Lyle Mitchell said his wife, Joyce Mitchell, told him Sweat and Matt offered to give her pills to knock him out so she could pick them up after they escaped, but she refused because she said she still loved her husband.

"Do I still love her? Yes. Am I mad? Yes," Lyle Mitchell said in the interview aired Tuesday on NBC's "Today" show.

Joyce Mitchell remained in custody on charges she helped the two men escape by providing them hacksaw blades, chisels and other tools. She has pleaded not guilty.

Sweat and Matt escaped from the prison in Dannemora on June 6. Authorities say the pair cut through the steel wall at the back of their cell, crawled down a catwalk, broke through a brick wall, cut their way into and out of a steam pipe, and then sliced through the chain and lock on a manhole cover outside the prison.

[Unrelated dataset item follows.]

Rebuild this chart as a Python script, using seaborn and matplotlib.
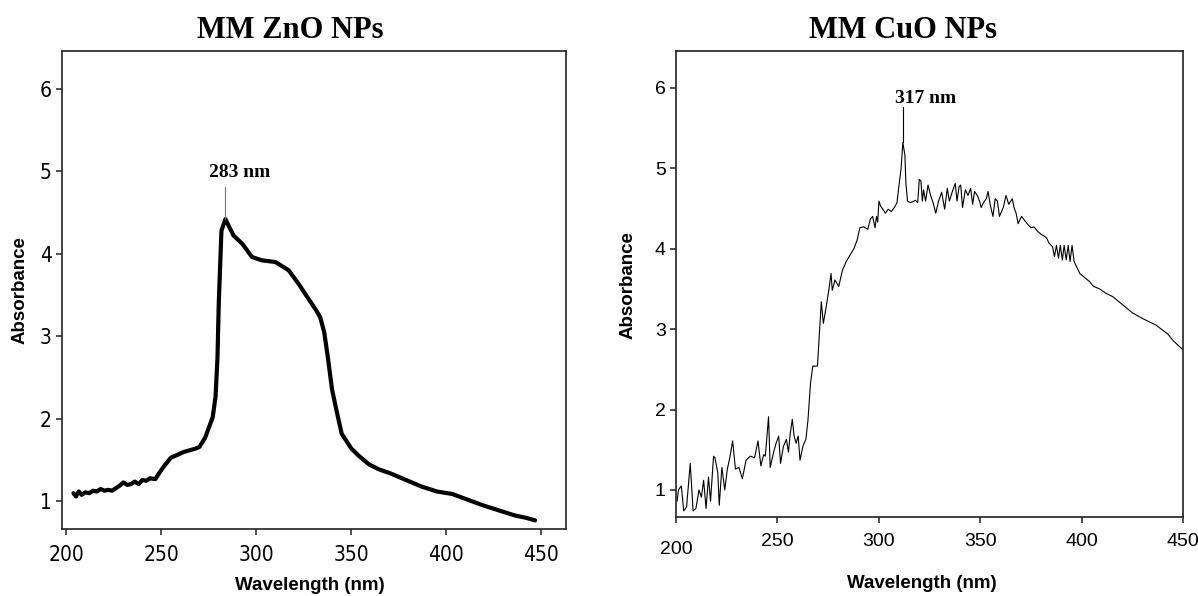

Sweat, 35, was serving a life sentence without parole for killing a sheriff's deputy. Matt, 48, was doing 25 years to life for the 1997 kidnapping, torture and hacksaw dismemberment of his former boss.

Clinton County District Attorney Andrew Wylie told reporters that Joyce Mitchell told investigators she smuggled hacksaw blades, a screwdriver and other tools into the prison by placing them in frozen hamburger meat. He said she then placed it in a refrigerator in the tailor shop where she worked, and a corrections officer brought the meat to Sweat and Matt, who were housed in a section of the maximum-security prison where inmates are allowed to cook their own meals.

The DA said the guard didn't know the tools were inside the meat. The guard has been placed on paid leave.

Wylie told ABC News several corrections officers from different prisons in the area own the hunting cabin where the evidence was found. Investigators are looking into whether the escapees overheard guards talking about the cabin or whether they found it by chance.